### Exercise goal
Return the listing word for word, as given.

### Data segment

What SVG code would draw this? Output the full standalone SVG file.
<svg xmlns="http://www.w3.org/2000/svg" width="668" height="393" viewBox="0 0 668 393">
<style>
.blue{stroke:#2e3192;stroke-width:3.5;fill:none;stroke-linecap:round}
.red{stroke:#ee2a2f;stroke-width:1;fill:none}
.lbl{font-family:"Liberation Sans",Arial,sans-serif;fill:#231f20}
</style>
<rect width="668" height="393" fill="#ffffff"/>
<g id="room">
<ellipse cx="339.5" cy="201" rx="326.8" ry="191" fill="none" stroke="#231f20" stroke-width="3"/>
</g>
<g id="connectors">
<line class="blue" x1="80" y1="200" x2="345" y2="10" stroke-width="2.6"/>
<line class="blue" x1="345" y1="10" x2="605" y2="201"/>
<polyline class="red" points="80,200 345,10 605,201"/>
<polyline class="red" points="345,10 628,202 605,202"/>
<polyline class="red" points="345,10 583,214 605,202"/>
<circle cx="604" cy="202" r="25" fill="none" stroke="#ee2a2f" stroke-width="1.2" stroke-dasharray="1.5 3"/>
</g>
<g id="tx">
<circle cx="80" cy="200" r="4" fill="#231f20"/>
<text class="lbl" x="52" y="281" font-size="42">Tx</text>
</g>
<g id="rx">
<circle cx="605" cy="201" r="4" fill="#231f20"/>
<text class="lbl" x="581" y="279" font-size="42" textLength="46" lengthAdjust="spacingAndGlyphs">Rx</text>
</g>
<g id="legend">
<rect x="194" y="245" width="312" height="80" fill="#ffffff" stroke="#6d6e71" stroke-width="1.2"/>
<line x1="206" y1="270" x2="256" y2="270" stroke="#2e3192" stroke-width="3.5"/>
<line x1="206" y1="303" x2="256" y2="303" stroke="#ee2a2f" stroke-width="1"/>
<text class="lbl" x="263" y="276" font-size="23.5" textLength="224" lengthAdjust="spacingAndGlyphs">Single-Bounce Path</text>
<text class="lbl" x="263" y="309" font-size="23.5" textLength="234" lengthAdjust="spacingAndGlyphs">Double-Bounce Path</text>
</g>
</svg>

### Final answer
What SVG code would draw this? Output the full standalone SVG file.
<svg xmlns="http://www.w3.org/2000/svg" width="668" height="393" viewBox="0 0 668 393">
<style>
.blue{stroke:#2e3192;stroke-width:3.5;fill:none;stroke-linecap:round}
.red{stroke:#ee2a2f;stroke-width:1;fill:none}
.lbl{font-family:"Liberation Sans",Arial,sans-serif;fill:#231f20}
</style>
<rect width="668" height="393" fill="#ffffff"/>
<g id="room">
<ellipse cx="339.5" cy="201" rx="326.8" ry="191" fill="none" stroke="#231f20" stroke-width="3"/>
</g>
<g id="connectors">
<line class="blue" x1="80" y1="200" x2="345" y2="10" stroke-width="2.6"/>
<line class="blue" x1="345" y1="10" x2="605" y2="201"/>
<polyline class="red" points="80,200 345,10 605,201"/>
<polyline class="red" points="345,10 628,202 605,202"/>
<polyline class="red" points="345,10 583,214 605,202"/>
<circle cx="604" cy="202" r="25" fill="none" stroke="#ee2a2f" stroke-width="1.2" stroke-dasharray="1.5 3"/>
</g>
<g id="tx">
<circle cx="80" cy="200" r="4" fill="#231f20"/>
<text class="lbl" x="52" y="281" font-size="42">Tx</text>
</g>
<g id="rx">
<circle cx="605" cy="201" r="4" fill="#231f20"/>
<text class="lbl" x="581" y="279" font-size="42" textLength="46" lengthAdjust="spacingAndGlyphs">Rx</text>
</g>
<g id="legend">
<rect x="194" y="245" width="312" height="80" fill="#ffffff" stroke="#6d6e71" stroke-width="1.2"/>
<line x1="206" y1="270" x2="256" y2="270" stroke="#2e3192" stroke-width="3.5"/>
<line x1="206" y1="303" x2="256" y2="303" stroke="#ee2a2f" stroke-width="1"/>
<text class="lbl" x="263" y="276" font-size="23.5" textLength="224" lengthAdjust="spacingAndGlyphs">Single-Bounce Path</text>
<text class="lbl" x="263" y="309" font-size="23.5" textLength="234" lengthAdjust="spacingAndGlyphs">Double-Bounce Path</text>
</g>
</svg>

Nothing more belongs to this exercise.